While he did not have an up-to-date estimate of the cost to send writers to the region, West said program costs could be estimated by searching average flights to New Zealand. The artists fly to New Zealand, and are then taken to different stations in Antarctica via military aircraft.

The NSF has financed 126 trips as of May 2013. Those trips, which have taken place for decades, have cost roughly $302,400, taking round trip airfare from Washington, D.C. to New Zealand, which typically costs $2,400 per person.

"The program’s been running for 30 years, there’s a very, very long list of people who have participated, including an Oscar-nominated film director," West said. "Part of the reason, the rationale for the Artists and Writers program is that we at the National Science Foundation have a presidential mandate to operate a program in Antarctica, and we’re responsible for having an active presence [there]."

"They tell us what they want to do and their proposals have to align with the science we support," he said.

"The purpose of the Antarctic Artists and Writers Program is to enable serious writings and works of art that exemplify the Antarctic heritage of humankind," a synopsis for the program states.

Artists who have recently received taxpayer-funded trips include Meredith Hooper, who has gone on three trips and spent a summer writing a "firsthand account of the effects of climate change on Antarctica." Kathleen Keeley also traveled to the region to work on her fourth young adult novel about a preteen "merperson" named Molly.

Michael Bartalos, a graphic artist from San Francisco, went in 2008 for his project, "The Art of Recycling in Antarctica: The Long View." Bartalos created a "sculptural book" about the U.S. Antarctic Program’s recycling efforts, using discarded materials he collected while there.

Bartalos said he was searching for "exquisite discards" that did not resemble "contemporary U.S. waste."

USAP.gov
USAP.gov

The NSF paid for Lucy Jane Bledsoe, who is currently selling a novel about "two doting dads" raising a child, to go to Antarctica in 1999 and 2003. Bledsoe is currently promoting a novel about the continent entitled, "The Big Bang Symphony," whose trailer tells the tale of three "complex women," a geologist, a cook, and a composer who are pushed to the "edge of [their] own emotional territory."

"One continent.

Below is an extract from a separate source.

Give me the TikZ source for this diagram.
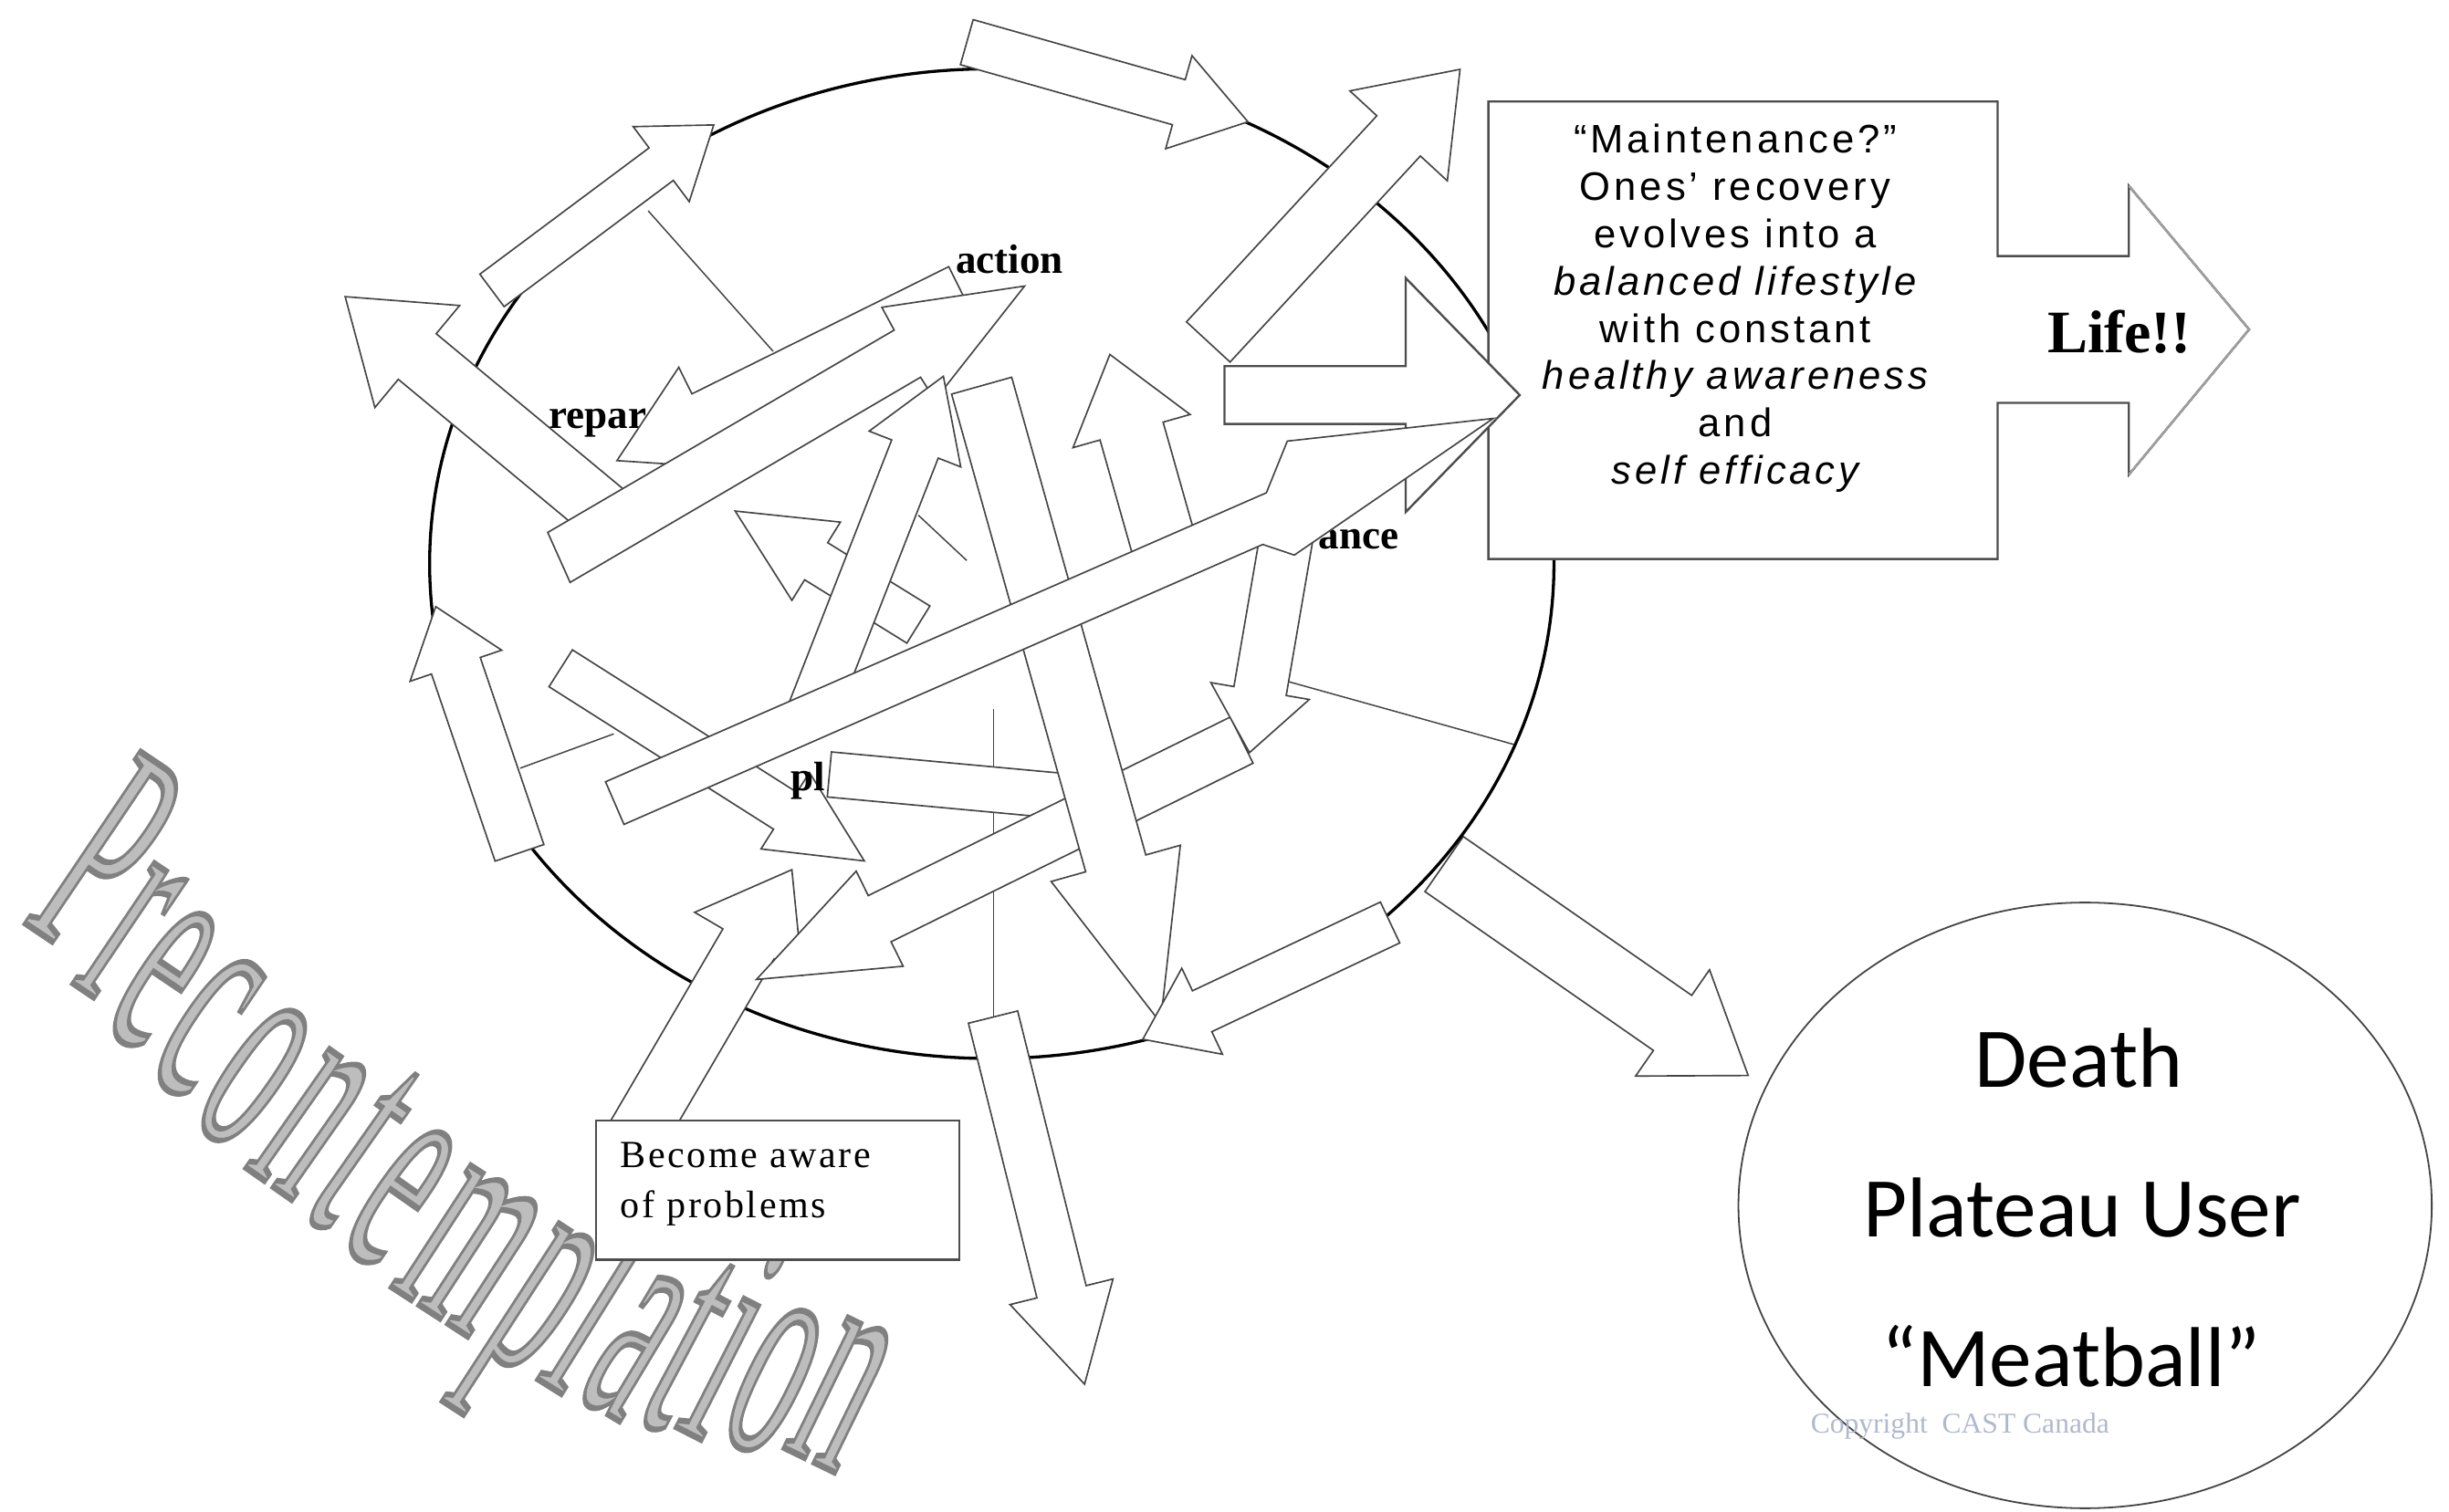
\documentclass[tikz,border=0pt]{standalone}
\usepackage{fontspec}
\usepackage{graphicx}
\setmainfont{Liberation Serif}
\newfontfamily\bxf[LetterSpace=9]{Liberation Sans}
\newfontfamily\bawf[LetterSpace=6]{Liberation Serif}
\newfontfamily\calf{Carlito}
\newfontfamily\waout[FakeBold=2]{Liberation Serif}
\usetikzlibrary{calc,shapes.geometric}
\definecolor{walight}{HTML}{BDBDBD}
\definecolor{edge}{HTML}{454545}
\definecolor{boxline}{HTML}{4D4D4D}
\definecolor{copyc}{HTML}{B0B9CC}
\tikzset{
  arw/.style={draw=edge, fill=white, line width=0.55pt, line join=miter},
  radial/.style={draw=edge, line width=0.5pt},
  lbl/.style={anchor=base west, inner sep=0, font=\bfseries\fontsize{15}{15}\selectfont},
  bxt/.style={anchor=base, inner sep=0, font=\bxf\fontsize{14.5}{17}\selectfont},
}
% block arrow: [style]{tail}{tip}{shaft width px}{head width px}{head length px}
\newcommand\barr[6][]{%
  \coordinate (bn) at ($(#3)!#6*0.02cm!(#2)$);
  \filldraw[arw,#1] ($(#2)!#4*0.01cm!90:(#3)$) -- ($(bn)!#4*0.01cm!90:(#3)$)
    -- ($(bn)!#5*0.01cm!90:(#3)$) -- (#3) -- ($(bn)!#5*0.01cm!-90:(#3)$)
    -- ($(bn)!#4*0.01cm!-90:(#3)$) -- ($(#2)!#4*0.01cm!-90:(#3)$) -- cycle;
}
% WordArt letter (light fill, darker stroke): x, y, rotation, letter
\newcommand\wl[4]{%
  \node[anchor=base, rotate=#3, inner sep=0, text=walight] at (#1,#2)
    {\special{pdf:code 0.5 G}\scalebox{0.46}[1.15]{\fontsize{100}{100}\waout #4}};
}
\begin{document}
\begin{tikzpicture}[x=0.02cm,y=-0.02cm]
\useasboundingbox (0,0) rectangle (1568,968);

% ---------- WordArt "Precontemplation"
\wl{32}{602}{-34}{P}
\wl{56}{636}{-34}{r}
\wl{78}{665}{-34}{e}
\wl{106}{695}{-34}{c}
\wl{136}{727}{-35}{o}
\wl{172}{758}{-35}{n}
\wl{201}{782}{-35}{t}
\wl{229}{804}{-35}{e}
\wl{275}{840}{-33}{m}
\wl{322}{871}{-33}{p}
\wl{352}{888}{-32}{l}
\wl{383}{902}{-31}{a}
\wl{415}{912}{-28}{t}
\wl{441}{918}{-27}{i}
\wl{475}{926}{-26}{o}
\wl{518}{935}{-26}{n}

% ---------- wedge lines of the wheel
\draw[radial] (415,135) -- (495,225);
\draw[radial] (333,492) -- (393,470);
\draw[radial] (636,454) -- (636,676);
\draw[radial] (823,436) -- (970,477);
\draw[radial] (588,330) -- (619,359);

% arrow to the "Death" circle (under the wheel outline)
\coordinate (Wt) at (924.6,553.4); \coordinate (Wh) at (1119.3,688.8);
\barr{Wt}{Wh}{43}{83}{59}

% ---------- the wheel
\node[draw=black, ellipse, line width=1.1pt, minimum width=14.4cm, minimum height=12.68cm, inner sep=0] (wheel) at (635,361) {};

% stage labels (partly hidden under the arrows)
\node[lbl] (lrep) at (351,274.3) {repar};
\node[lbl] (lact) at (611.6,175) {action};
\node[lbl] (lmain) at (844,351.6) {ance};

% ---------- arrows round the rim
\coordinate (Bt) at (315,186); \coordinate (Bh) at (457,80);
\barr{Bt}{Bh}{26}{60}{42}
\coordinate (At) at (619,27); \coordinate (Ah) at (799,78);
\barr{At}{Ah}{30}{62}{46}
\coordinate (Nt) at (332.6,546.2); \coordinate (Nh) at (279,388.5);
\barr{Nt}{Nh}{33}{62}{40}

% ---------- arrows inside the wheel
\coordinate (Ct) at (392,332); \coordinate (Ch) at (221,190);
\barr{Ct}{Ch}{38}{85}{60}
\coordinate (Et) at (615,186); \coordinate (Eh) at (395,295);
\barr{Et}{Eh}{34}{72}{62}
% long arrow toward "action"
\filldraw[arw] (365,373) -- (350.7,341) -- (572.5,211.4) -- (564.6,196.8) -- (656,183.2)
  -- (598.6,256.2) -- (589.4,241.6) -- cycle;
\coordinate (Mt) at (588,400); \coordinate (Mh) at (470.7,327.3);
\barr{Mt}{Mh}{28}{59}{61}
\coordinate (Lt) at (520,456); \coordinate (Lh) at (604,241);
\barr{Lt}{Lh}{32}{63}{50}
\coordinate (Tt) at (359,428); \coordinate (Th) at (553.4,551.4);
\barr{Tt}{Th}{28}{58}{60}
\node[lbl] (lcon) at (506,506.5) {pl};
\coordinate (Ut) at (531,496); \coordinate (Uh) at (715,513);
\barr{Ut}{Uh}{29}{40}{30}
\coordinate (Pt) at (400,740); \coordinate (Ph) at (507,557);
\barr{Pt}{Ph}{38}{80}{55}
\coordinate (Rt) at (795,474); \coordinate (Rh) at (484.3,627.3);
\barr{Rt}{Rh}{33}{68}{88}
\coordinate (Jt) at (746,352); \coordinate (Jh) at (710.6,227);
\barr{Jt}{Jh}{42}{78}{51}
\coordinate (Yt) at (823.5,345); \coordinate (Yh) at (800,482);
\barr{Yt}{Yh}{34}{64}{40}
\coordinate (It) at (628.5,247); \coordinate (Ih) at (743,655);
\barr{It}{Ih}{40}{86}{106}

% ---------- Maintenance box with the "Life!!" arrow
\filldraw[fill=white, draw=boxline, line width=0.8pt, line join=miter]
  (953,65) -- (1279,65) -- (1279,164) -- (1363,164) -- (1363,119) -- (1440,211)
  -- (1363,304) -- (1363,258) -- (1279,258) -- (1279,358) -- (953,358) -- cycle;
\draw[gray!75, line width=0.8pt] (1363,119) -- (1440,211) -- (1363,304);
\node[bxt] (m1) at (1111,98) {“Maintenance?”};
\node[bxt] (m2) at (1111,128.3) {Ones’ recovery};
\node[bxt] (m3) at (1111,158.6) {evolves into a};
\node[bxt] (m4) at (1111,188.9) {\itshape balanced lifestyle};
\node[bxt] (m5) at (1111,219.2) {with constant};
\node[bxt] (m6) at (1111,249.5) {\itshape healthy awareness};
\node[bxt] (m7) at (1111,279.8) {and};
\node[bxt] (m8) at (1111,310.1) {\itshape self efficacy};
\node[anchor=base, inner sep=0, font=\bfseries\fontsize{22}{22}\selectfont] (life) at (1357,225.7) {Life!!};

% arrows into the Maintenance box
\coordinate (Gt) at (784,253); \coordinate (Gh) at (973,253);
\barr[draw=boxline, line width=0.8pt]{Gt}{Gh}{37}{150}{73}
\filldraw[arw] (387.7,500.7) -- (810.8,315.6) -- (824.2,282.5) -- (956,268)
  -- (828.7,355.5) -- (808.5,348.7) -- (399.5,528) -- cycle;
\coordinate (Ft) at (773.6,219); \coordinate (Fh) at (934.8,44.4);
\barr{Ft}{Fh}{38}{85}{58}

% arrows leaving the wheel at the bottom
\coordinate (Xt) at (890,590.8); \coordinate (Xh) at (731.7,665.6);
\barr{Xt}{Xh}{29}{61}{42}
\coordinate (Vt) at (635.8,651.4); \coordinate (Vh) at (694.4,886.5);
\barr{Vt}{Vh}{32.5}{68}{61}

% ---------- "Become aware of problems"
\node[draw=boxline, fill=white, line width=0.8pt, minimum width=4.652cm, minimum height=1.782cm, inner sep=0, anchor=north west] (aware) at (381,717) {};
\node[anchor=base west, inner sep=0, font=\bawf\fontsize{14}{16}\selectfont] (aw1) at (397,747.6) {Become aware};
\node[anchor=base west, inner sep=0, font=\bawf\fontsize{14}{16}\selectfont] (aw2) at (397,779.7) {of problems};

% ---------- Death circle
\node[draw=edge, ellipse, line width=0.6pt, minimum width=8.88cm, minimum height=7.76cm, inner sep=0] (death) at (1335,772) {};
\node[anchor=base, inner sep=0, font=\calf\fontsize{31}{31}\selectfont] (d1) at (1331,696.5) {Death};
\node[anchor=base, inner sep=0, font=\calf\fontsize{31}{31}\selectfont] (d2) at (1333,792.3) {Plateau User};
\node[anchor=base, inner sep=0, font=\calf\fontsize{31}{31}\selectfont] (d3) at (1326,888) {“Meatball”};
\node[anchor=base west, inner sep=0, text=copyc, font=\fontsize{10.5}{11}\selectfont] (copy) at (1159,917.7) {Copyright\ \ CAST Canada};
\end{tikzpicture}
\end{document}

Three women. Ice. Rocks. Sky. Antarctica. The continent that delivers devastation, or transcendence," reads the book’s trailer’s tagline.

Judith Nutter, whose poetry is described as "re-visioning the women/nature connection ... to create a female world view that speaks for and includes women," received a grant in 2004.

Kathleen Heideman, also a poet, traveled in 2005. She is currently working on a collection entitled "Departments of the Interior." One poem, "Why I Want to Be a Park Ranger When I Grow Up," features the lines: "We never ran into Park Rangers eating cheeseburgers at Burger King; Or thumbing leaves of grass on a Naugahyde sofa under plastic ferns in a Best Western lobby."

Most recently, Jynne Dilling Martin received a trip in December 2013. Her poem, "Am Going South, Amundsen," was published in Slate, and describes a jaguar "eating an emperor penguin." One stanza ends: "Will this species be here tomorrow or not?"

Artists must convince the NSF that it is "necessary, not simply desirable" to travel to Antarctica for their project.

In addition to supporting poets and musicians trips to the region, the Artists and Writers program currently has $31.5 million in active grants, including $2.2 million to send 48 primary school teachers from Alaska to the Polar Regions," and $5.6 million to Columbia University to create "voicemails from the future" to warn against climate change.

Many of the grants involve climate change education, including $1.2 million for "Fostering Climate Science Literacy and Promoting Minority Participation in the Geosciences," and $2.1 million to confront the "challenges of climate literacy" in high school students in Massachusetts.

The University of Michigan in Ann Arbor received $3.4 million to teach middle and high school students "complex thinking" about global warming, since "it is likely that our planet will undergo more anthropogenic change than it has during all of human history to date" during their lifetimes, according to the grant.